Bialk surveyed nine other nonfull-time fire departments in the area. In seven of them, three EMTs respond to each emergency call. The average cost is less than $60.

Bialk said the 50-member Mequon Fire Department has one supervisor for every 1.8 subordinates. There are 18 supervisors, including lieutenants, captains, deputy chiefs and an assistant chief.

Given that Bialk is the department’s only full-time employee and all members are paid the same hourly rate, flattening the hierarchy alone won’t save money.

But Bialk said his plan to reduce the number of supervisors to achieve a ratio of one supervisor for every four subordinates is in line with other departments and would streamline communication.

The department has about 40 firefighter-EMTs and about 10 members who are firefighters only. Any of the 40 firefighter-EMTs can respond to any emergency call, and any of the 50 members can respond to a fire call.

Bialk said he plans to implement a schedule to manage the number of personnel who respond to each call.

In addition, he wants to change the pay — currently $21.50 an hour — so that Fire Department members are paid for each quarter-hour they work beyond the first hour.
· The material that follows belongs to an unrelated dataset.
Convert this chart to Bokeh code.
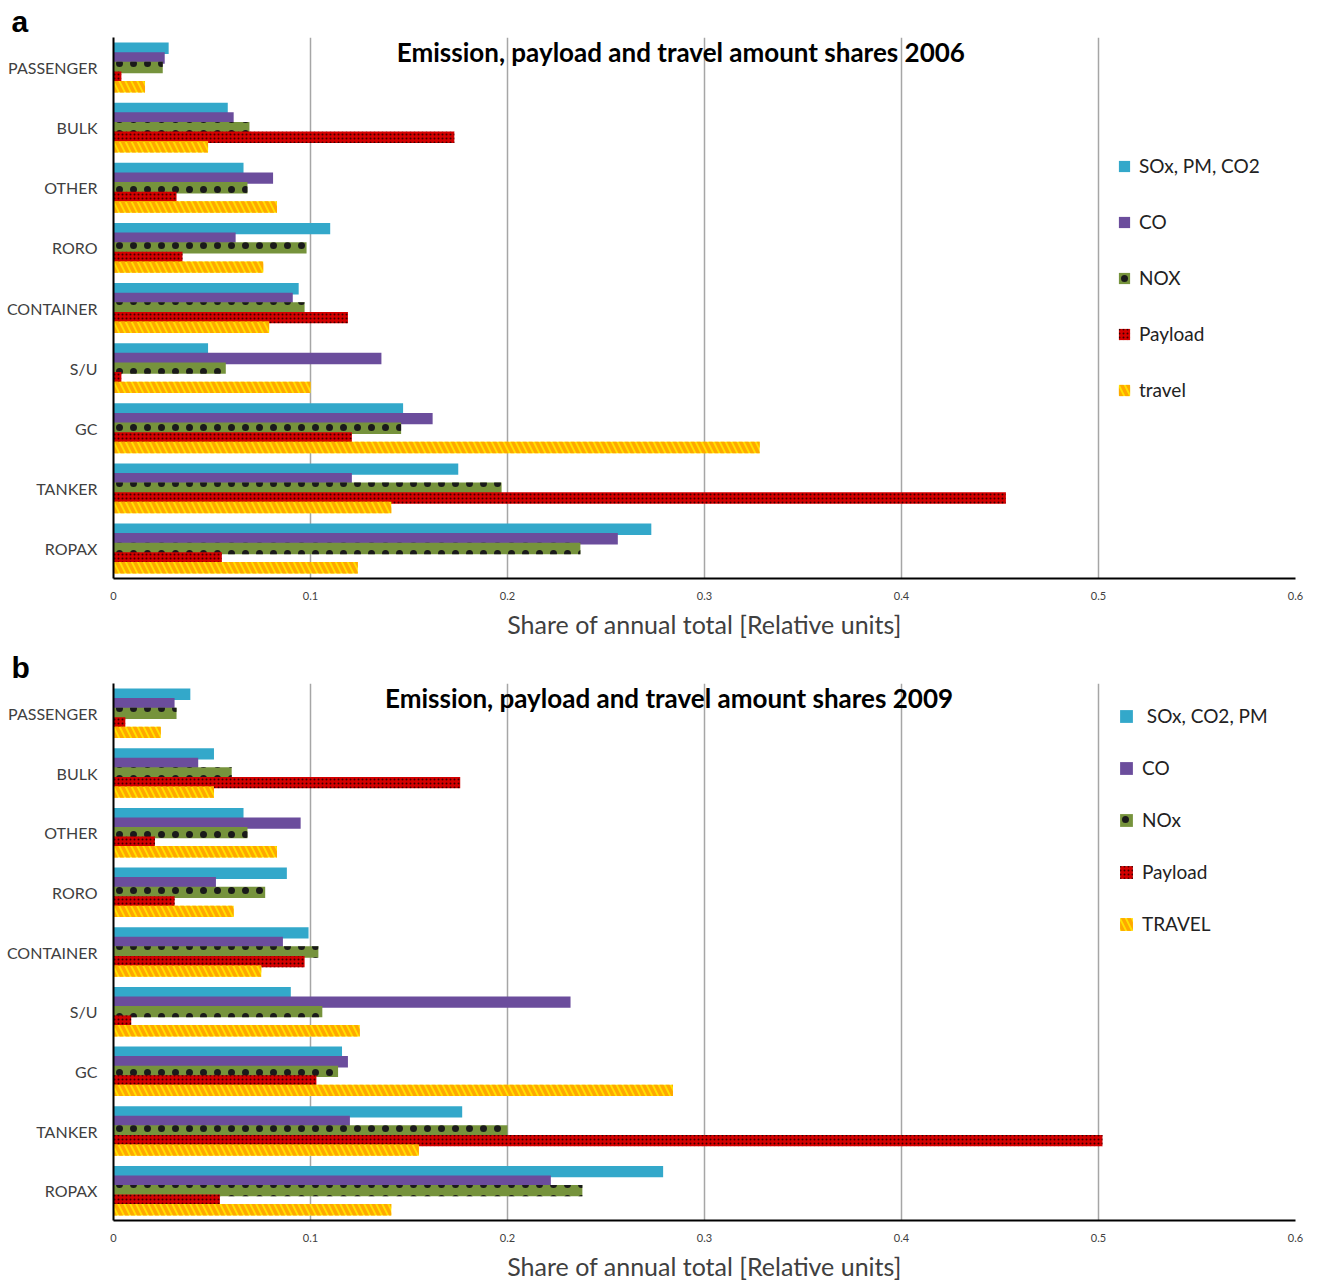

Currently, they are paid for a full hour even if they work only a portion of an hour.

Jim Wienser, president of the Mequon Fire Department Organization, declined comment beyond the statement issued by the organization.

Aside from asking the city to delay the restructuring, the organization said it appears Bialk made “erroneous conclusions” based on “missing and faulty data.”

“The level of response citizens have become accustomed to will be in jeopardy with no cost savings to the city,” the statement adds.

Bialk said that he would reallocate any savings that result from his changes for other purposes, such as more training, rather than returning money to the city.

Bialk also said that although he believes he can implement the changes on his own authority except for the proposed creation of a “first responder” program that would require Common Council approval for two new vehicles, he would present his plans to the council’s Public Safety Committee.